A polémica em redor da medicina nuclear relançou a discussão sobre a promiscuidade entre setor público e setor privado. Esta discussão não se limita à saúde e não é recente. Já há muito que se fala no problema da fuga da Administração Pública para o Direito Privado, por exemplo através da criação de sociedades comerciais, evitando assim a fiscalização pelo Tribunal de Contas e outras garantias do Direito Público. Além da medicina nuclear, um bom exemplo desta fuga é a inspeção automóvel na Madeira.

A inspeção automóvel, entregue pelo governo regional ao António Henriques e depois à sua empresa Madinsp, sofre da chamada esquizofrenia administrativa: nuns casos, é um negócio privado e segue as regras do Direito Comercial; noutros casos, é público e segue as regras do Direito Administrativo, consoante as conveniências dos Henriques. Num caso ou noutro, quem sai sempre a perder é a população madeirense.

O negócio é público no que respeita à liberdade de concorrência.
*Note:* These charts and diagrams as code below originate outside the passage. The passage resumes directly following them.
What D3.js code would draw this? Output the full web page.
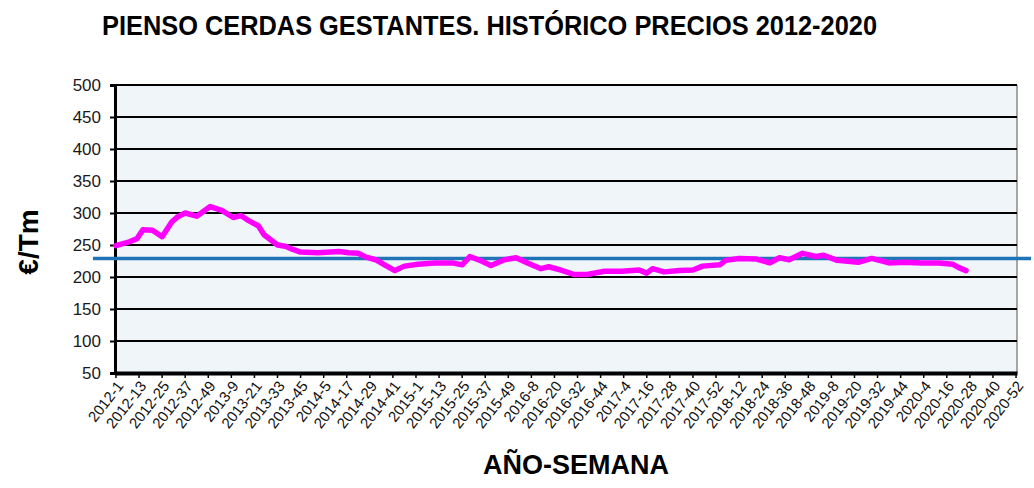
<!DOCTYPE html>
<html>
<head>
<meta charset="utf-8">
<script src="https://cdn.jsdelivr.net/npm/d3@7"></script>
<style>
  html, body { margin: 0; padding: 0; background: #ffffff; }
  svg { display: block; font-family: "Liberation Sans", Arial, sans-serif; }
</style>
</head>
<body>
<svg id="chart" width="1034" height="488"></svg>
<script>
// ---------- DATA ----------
const years = [2012, 2013, 2014, 2015, 2016, 2017, 2018, 2019, 2020];
const weeksPerYear = [52, 52, 52, 53, 52, 52, 52, 52, 52];

const tickLabels = [
  "2012-1","2012-13","2012-25","2012-37","2012-49","2013-9","2013-21","2013-33","2013-45",
  "2014-5","2014-17","2014-29","2014-41","2015-1","2015-13","2015-25","2015-37","2015-49",
  "2016-8","2016-20","2016-32","2016-44","2017-4","2017-16","2017-28","2017-40","2017-52",
  "2018-12","2018-24","2018-36","2018-48","2019-8","2019-20","2019-32","2019-44",
  "2020-4","2020-16","2020-28","2020-40","2020-52"
];

const priceWeeks = [
  "2012-1","2012-8","2012-12","2012-15","2012-20","2012-25","2012-30","2012-33","2012-37",
  "2012-43","2012-50","2013-4","2013-10","2013-14","2013-18","2013-23","2013-26","2013-33",
  "2013-37","2013-41","2013-45","2014-2","2014-13","2014-18","2014-23","2014-27","2014-32",
  "2014-36","2014-42","2014-47","2015-2","2015-11","2015-20","2015-25","2015-29","2015-35",
  "2015-40","2015-47","2015-53","2016-6","2016-13","2016-17","2016-23","2016-30","2016-37",
  "2016-46","2017-3","2017-12","2017-16","2017-19","2017-25","2017-33","2017-40","2017-45",
  "2018-2","2018-5","2018-12","2018-21","2018-28","2018-33","2018-38","2018-45","2018-52",
  "2019-4","2019-11","2019-22","2019-29","2019-38","2019-46","2020-3","2020-12","2020-19",
  "2020-22","2020-26"
];
const priceValues = [
  249, 255, 260, 274, 273, 263, 286, 294, 300,
  295, 310, 304, 293, 296, 288, 280, 266, 250,
  248, 243, 239, 238, 240, 238, 237, 231, 227,
  220, 210, 217, 220, 222, 222, 219, 232, 225,
  218, 227, 230, 222, 213, 216, 211, 204, 204,
  209, 209, 211, 206, 213, 208, 210, 211, 217,
  219, 226, 229, 228, 222, 230, 227, 237, 232,
  234, 226, 223, 229, 222, 223, 222, 222, 220,
  215, 210
];

const referenceValue = 229;
const yTicks = [50, 100, 150, 200, 250, 300, 350, 400, 450, 500];

const titleText = "PIENSO CERDAS GESTANTES. HISTÓRICO PRECIOS 2012-2020";
const yTitle = "€/Tm";
const xTitle = "AÑO-SEMANA";

// ---------- BUILD CATEGORIES ----------
const categories = [];
years.forEach((yr, i) => {
  for (let w = 1; w <= weeksPerYear[i]; w++) categories.push(yr + "-" + w);
});
const series = priceWeeks.map((w, i) => ({ week: w, value: priceValues[i] }));

// ---------- LAYOUT ----------
const svg = d3.select("#chart");
const pLeft = 115, pRight = 1017, pTop = 85, pBottom = 373;

const x = d3.scaleBand().domain(categories).range([pLeft, pRight]);
const xc = c => x(c) + x.bandwidth() / 2;
const y = d3.scaleLinear().domain([50, 500]).range([pBottom, pTop]);

// plot background
svg.append("rect")
  .attr("x", pLeft).attr("y", pTop)
  .attr("width", pRight - pLeft).attr("height", pBottom - pTop)
  .attr("fill", "#eff5f9");

// right border
svg.append("line")
  .attr("x1", pRight).attr("x2", pRight).attr("y1", pTop).attr("y2", pBottom)
  .attr("stroke", "#8a8a8a").attr("stroke-width", 1.5);

// gridlines
svg.append("g").selectAll("line")
  .data(yTicks.filter(v => v > 50))
  .join("line")
  .attr("x1", pLeft).attr("x2", pRight)
  .attr("y1", d => y(d)).attr("y2", d => y(d))
  .attr("stroke", "#000").attr("stroke-width", 2);

// y axis
const yAxis = svg.append("g")
  .attr("transform", `translate(${pLeft},0)`)
  .call(d3.axisLeft(y).tickValues(yTicks).tickSize(5).tickPadding(9).tickFormat(d3.format("d")));
yAxis.select(".domain").attr("stroke", "#000").attr("stroke-width", 3);
yAxis.selectAll(".tick line").attr("stroke", "#000").attr("stroke-width", 2);
yAxis.selectAll(".tick text")
  .attr("font-size", 17).attr("fill", "#1a1a1a")
  .attr("font-family", "Liberation Sans, Arial, sans-serif");

// x axis
const xAxis = svg.append("g")
  .attr("transform", `translate(0,${pBottom})`)
  .call(d3.axisBottom(x).tickValues(tickLabels).tickSize(5).tickSizeOuter(0));
xAxis.select(".domain").attr("stroke", "#000").attr("stroke-width", 4);
xAxis.selectAll(".tick line").attr("stroke", "#000").attr("stroke-width", 1.5);
xAxis.selectAll(".tick text")
  .attr("font-size", 15).attr("fill", "#111")
  .attr("font-family", "Liberation Sans, Arial, sans-serif")
  .attr("x", 0).attr("y", 0).attr("dy", "0.35em")
  .attr("text-anchor", "end")
  .attr("transform", "translate(4,10) rotate(-52)");

// reference (blue) line
svg.append("line")
  .attr("x1", 93).attr("x2", 1031)
  .attr("y1", y(referenceValue)).attr("y2", y(referenceValue))
  .attr("stroke", "#1f74b8").attr("stroke-width", 3.5);

// price line
const line = d3.line()
  .x(d => xc(d.week))
  .y(d => y(d.value));
svg.append("path")
  .datum(series)
  .attr("d", line)
  .attr("fill", "none")
  .attr("stroke", "#ff00ff")
  .attr("stroke-width", 5.5)
  .attr("stroke-linejoin", "round")
  .attr("stroke-linecap", "round");

// titles
svg.append("text")
  .attr("x", 102).attr("y", 35)
  .attr("font-size", 27).attr("font-weight", "bold").attr("fill", "#000")
  .attr("textLength", 775).attr("lengthAdjust", "spacingAndGlyphs")
  .text(titleText);

svg.append("text")
  .attr("transform", "translate(38,242) rotate(-90)")
  .attr("text-anchor", "middle")
  .attr("font-size", 28).attr("font-weight", "bold").attr("fill", "#000")
  .text(yTitle);

svg.append("text")
  .attr("x", 483).attr("y", 474)
  .attr("font-size", 28).attr("font-weight", "bold").attr("fill", "#000")
  .attr("textLength", 186).attr("lengthAdjust", "spacingAndGlyphs")
  .text(xTitle);
</script>
</body>
</html>
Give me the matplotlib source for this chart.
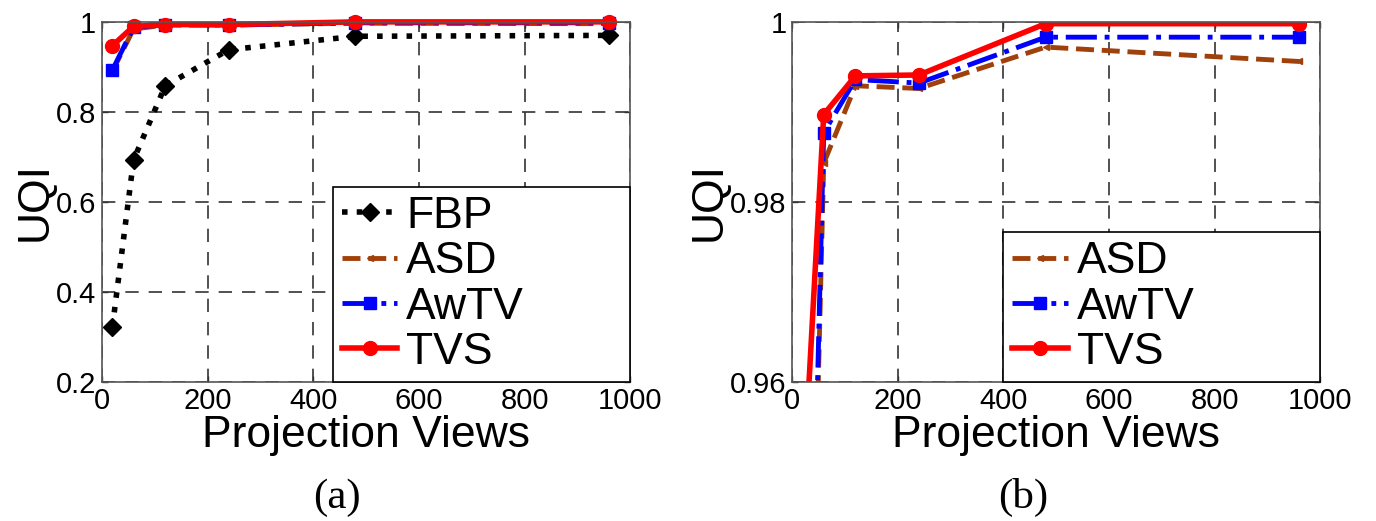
import matplotlib.pyplot as plt

plt.rcParams['font.family'] = ['Liberation Sans', 'DejaVu Sans']

views = [20, 60, 120, 240, 480, 960]

# (a) full range
fbp_a = [0.322, 0.693, 0.858, 0.938, 0.968, 0.970]
asd_a = [0.890, 0.984, 0.993, 0.993, 0.997, 0.996]
awtv_a = [0.893, 0.988, 0.994, 0.993, 0.998, 0.998]
tvs_a = [0.947, 0.990, 0.994, 0.994, 1.000, 1.000]

# (b) zoomed
asd_b = [0.890, 0.9843, 0.9929, 0.9926, 0.9972, 0.9956]
awtv_b = [0.893, 0.9877, 0.9936, 0.9932, 0.9983, 0.9983]
tvs_b = [0.947, 0.9897, 0.9940, 0.9941, 0.9998, 0.9998]

xticks = [0, 200, 400, 600, 800, 1000]
yticks_a = [0.2, 0.4, 0.6, 0.8, 1]
yticks_b = [0.96, 0.98, 1]
ylabels_a = ['0.2', '0.4', '0.6', '0.8', '1']
ylabels_b = ['0.96', '0.98', '1']

brown = '#a0400a'


def style_axes(ax, yticks, ylabels, ylim):
    ax.set_xlim(0, 1000)
    ax.set_ylim(ylim)
    ax.set_xticks(xticks)
    ax.set_yticks(yticks)
    ax.set_yticklabels(ylabels)
    ax.tick_params(direction='in', labelsize=21, top=True, right=True,
                   length=4, width=1, colors='#333333', labelcolor='black', pad=4)
    ax.grid(True, color='#333333', linestyle=(0, (8, 6)), linewidth=1.2)
    for s in ax.spines.values():
        s.set_color('#555555')
        s.set_linewidth(1.2)
    ax.set_xlabel('Projection Views', fontsize=32, labelpad=0)
    ax.set_ylabel('UQI', fontsize=32, labelpad=0)


def add_legend(ax, x0, h):
    leg = ax.legend(loc='lower left', bbox_to_anchor=(x0, 0, 1 - x0, h),
                    mode='expand', fontsize=32, fancybox=False, framealpha=1,
                    edgecolor='black', borderaxespad=0, handlelength=1.25,
                    handletextpad=0.2, labelspacing=0.1, borderpad=0.2)
    leg.get_frame().set_linewidth(1.2)


fig = plt.figure(figsize=(13.76, 5.21), dpi=100)
ax1 = fig.add_axes([0.074, 0.267, 0.384, 0.691])
ax2 = fig.add_axes([0.5756, 0.267, 0.384, 0.691])

ax1.plot(views, fbp_a, color='black', linestyle=':', linewidth=4, marker='D',
         markersize=9, label='FBP', clip_on=False)
ax1.plot(views, asd_a, color=brown, linestyle='--', linewidth=3.5, marker='<',
         markersize=4, label='ASD', clip_on=False)
ax1.plot(views, awtv_a, color='blue', linestyle='-.', linewidth=3.5, marker='s',
         markersize=9, label='AwTV', clip_on=False)
ax1.plot(views, tvs_a, color='red', linestyle='-', linewidth=4, marker='o',
         markersize=10, label='TVS', clip_on=False)
style_axes(ax1, yticks_a, ylabels_a, (0.2, 1))
add_legend(ax1, 0.4375, 0.57)

ax2.plot(views, asd_b, color=brown, linestyle='--', linewidth=3.5, marker='<',
         markersize=4, label='ASD')
ax2.plot(views, awtv_b, color='blue', linestyle='-.', linewidth=3.5, marker='s',
         markersize=9, label='AwTV')
ax2.plot(views, tvs_b, color='red', linestyle='-', linewidth=4, marker='o',
         markersize=10, label='TVS')
style_axes(ax2, yticks_b, ylabels_b, (0.96, 1))
add_legend(ax2, 0.40, 0.42)

fig.text(0.245, 0.025, '(a)', fontsize=31, family=['Liberation Serif', 'DejaVu Serif'],
         ha='center', va='baseline')
fig.text(0.7435, 0.025, '(b)', fontsize=31, family=['Liberation Serif', 'DejaVu Serif'],
         ha='center', va='baseline')

fig.savefig('out.png', dpi=100, facecolor='white')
Além do concurso público que favoreceu injustamente o António Henriques e já foi invalidado pelos tribunais, a Direção Regional da Economia e Transportes estabelece condições que impedem o acesso das outras empresas à atividade e protegem o atual monopólio: por exemplo, ao exigir a abertura de concurso público e ao impor um capital social mínimo.

O negócio dos Henriques é privado no que respeita à publicidade e transparência. Se a lei administrativa dispõe que todas as pessoas têm o direito de acesso aos arquivos e registos, já no caso da Madinsp prevalece o segredo e a empresa pouco ou nada revela sobre a sua gestão. Por exemplo, seria interessante conhecer o contrato celebrado em 2011 com o governo regional, mas esse documento nunca foi publicitado no portal dos contratos públicos ou no site da Madinsp.

A regra da publicidade também é violada quando a Madinsp fornece informações dúbias, incompletas ou falsas. O número exagerado de reprovações, seguidas das reinspeções pagas pelos utentes, não tem paralelo no resto do país e nunca foi devidamente explicado. O mesmo se diga do número exato de inspeções: fala-se em 90.000 inspeções por ano, mas serão muitas mais. Basta analisar outras fontes, como a Associação Automóvel de Portugal, para que esses dados sejam desmascarados e a porcaria venha ao de cima, como uma retrete entupida.